Known as the McLanahan Nutrient Separation System, the technology takes an anaerobic digester, which takes waste, such as manure, and produces energy as a byproduct – and couples it with an ultrafiltration, air stripping and a reverse osmosis system.
The result, or at least one of the results, is water clean enough for livestock to drink, or, at the very least, to dispose of in an environmentally friendly manner.
“If you have 1,000 cows on your operation, they produce about 10 million gallons of manure a year,” said Steve Safferman, an associate professor of biosystems and agricultural engineering who is involved in the project. “About 90% of the manure is water but it contains large amounts of nutrients, carbon and pathogens that can have an environmental impact if not properly managed.”
While turning the manure into clean water makes environmental sense, the team also is conducting research on how it can make good financial sense for farmers.
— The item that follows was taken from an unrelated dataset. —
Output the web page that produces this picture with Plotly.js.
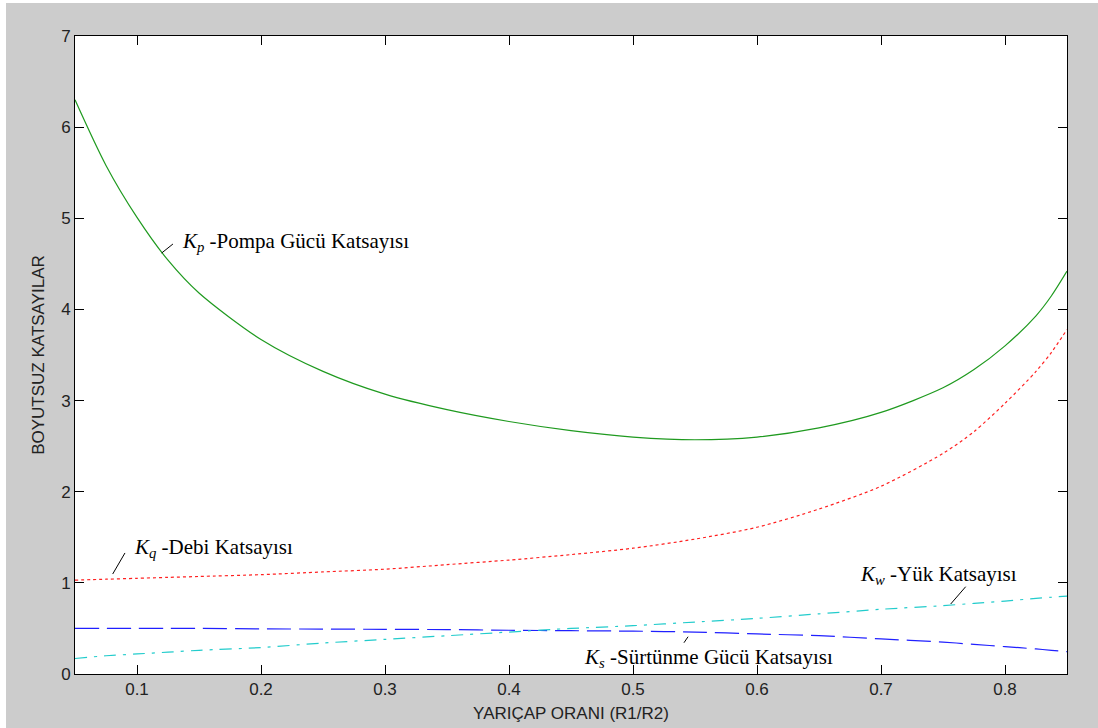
<!DOCTYPE html>
<html>
<head>
<meta charset="utf-8">
<script src="https://cdn.plot.ly/plotly-3.0.1.min.js"></script>
<style>
html,body{margin:0;padding:0;background:#ffffff;overflow:hidden;}
#chart{position:absolute;left:6px;top:3px;width:1092px;height:725px;}
</style>
</head>
<body>
<div id="chart"></div>
<script>
// Radius ratio R1/R2
const ratio = [0.05,0.075,0.1,0.125,0.15,0.2,0.25,0.3,0.35,0.4,0.45,0.5,0.55,0.6,0.65,0.7,0.75,0.775,0.8,0.825,0.8375,0.85];
// Kp - pump power coefficient
const kp = [6.30,5.58,5.01,4.54,4.18,3.67,3.32,3.07,2.90,2.77,2.67,2.60,2.57,2.60,2.70,2.87,3.14,3.34,3.60,3.93,4.15,4.42];
// Kq - flow coefficient
const kq = [1.03,1.04,1.05,1.06,1.07,1.09,1.12,1.15,1.20,1.25,1.31,1.38,1.48,1.61,1.81,2.06,2.42,2.66,2.97,3.32,3.53,3.78];
// Ks - friction power coefficient
const ks = [0.50,0.50,0.50,0.50,0.50,0.495,0.493,0.49,0.487,0.48,0.475,0.47,0.46,0.44,0.42,0.385,0.35,0.325,0.30,0.275,0.26,0.245];
// Kw - load coefficient
const kw = [0.17,0.20,0.22,0.24,0.26,0.29,0.34,0.38,0.42,0.46,0.50,0.53,0.57,0.61,0.66,0.71,0.75,0.775,0.80,0.83,0.842,0.855];

const xTicks = [0.1,0.2,0.3,0.4,0.5,0.6,0.7,0.8];
const yTicks = [0,1,2,3,4,5,6,7];

const labels = [
  {text:'<i>K</i><sub><i>p</i></sub> -Pompa Gücü Katsayısı', x:0.1347, y:4.74, lx:[0.1199,0.129], ly:[4.619,4.718]},
  {text:'<i>K</i><sub><i>q</i></sub> -Debi Katsayısı', x:0.0957, y:1.382, lx:[0.0804,0.0903], ly:[1.097,1.328]},
  {text:'<i>K</i><sub><i>s</i></sub> -Sürtünme Gücü Katsayısı', x:0.4586, y:0.176, lx:[0.5411,0.5444], ly:[0.343,0.409]},
  {text:'<i>K</i><sub><i>w</i></sub> -Yük Katsayısı', x:0.6815, y:1.086, lx:[0.7562,0.7683], ly:[0.768,0.958]}
];

const traces = [
  {x:ratio, y:kp, mode:'lines', line:{color:'#1f9a1f', width:1.2, shape:'spline', smoothing:0.8}},
  {x:ratio, y:kq, mode:'lines', line:{color:'#ff2020', width:1.2, dash:'3px,3px', shape:'spline', smoothing:0.8}},
  {x:ratio, y:ks, mode:'lines', line:{color:'#2020ff', width:1.2, dash:'24px,8px', shape:'spline', smoothing:0.8}},
  {x:ratio, y:kw, mode:'lines', line:{color:'#22cccc', width:1.2, dash:'12px,7px,3px,7px', shape:'spline', smoothing:0.8}}
];

const sans = 'Arial, Liberation Sans, sans-serif';
const axisCommon = {
  showgrid:false, zeroline:false, showline:true, linecolor:'#000', linewidth:1,
  mirror:'ticks', ticks:'inside', ticklen:9, tickcolor:'#000', tickwidth:1,
  tickfont:{family:sans, size:17, color:'#222'}
};

const layout = {
  width:1092, height:725,
  paper_bgcolor:'#cccccc', plot_bgcolor:'#ffffff',
  showlegend:false,
  margin:{l:69, r:31, t:33, b:54},
  xaxis: Object.assign({}, axisCommon, {
    range:[0.05,0.85], tickvals:xTicks, ticktext:xTicks.map(v=>v.toFixed(1)),
    title:{text:'YARIÇAP ORANI (R1/R2)', standoff:8, font:{family:sans, size:17, color:'#222'}}
  }),
  yaxis: Object.assign({}, axisCommon, {
    range:[0,7], tickvals:yTicks, ticktext:yTicks.map(String),
    title:{text:'BOYUTSUZ KATSAYILAR', standoff:12, font:{family:sans, size:17, color:'#222'}}
  }),
  annotations: labels.map(l=>({
    x:l.x, y:l.y, xref:'x', yref:'y', text:l.text, showarrow:false,
    xanchor:'left', yanchor:'middle',
    font:{family:'Liberation Serif, Times New Roman, serif', size:21, color:'#000'}
  })),
  shapes: labels.map(l=>({
    type:'line', xref:'x', yref:'y', x0:l.lx[0], y0:l.ly[0], x1:l.lx[1], y1:l.ly[1],
    line:{color:'#000', width:1}
  }))
};

Plotly.newPlot('chart', traces, layout, {displayModeBar:false, staticPlot:true});
</script>
</body>
</html>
And in some cases it could have a significant impact on the long-term viability of the farm. “Here in Michigan we have a tendency to take water for granted,” Safferman said. “But out west, for example, where drought remains an issue, the accessibility of clean water could make the difference between a farm remaining viable or going out of business.”
The process “goes beyond a typical digester,” said Jim Wallace, by extracting nutrients from the manure that can be harmful to the environment and can be re-used as fertiliser.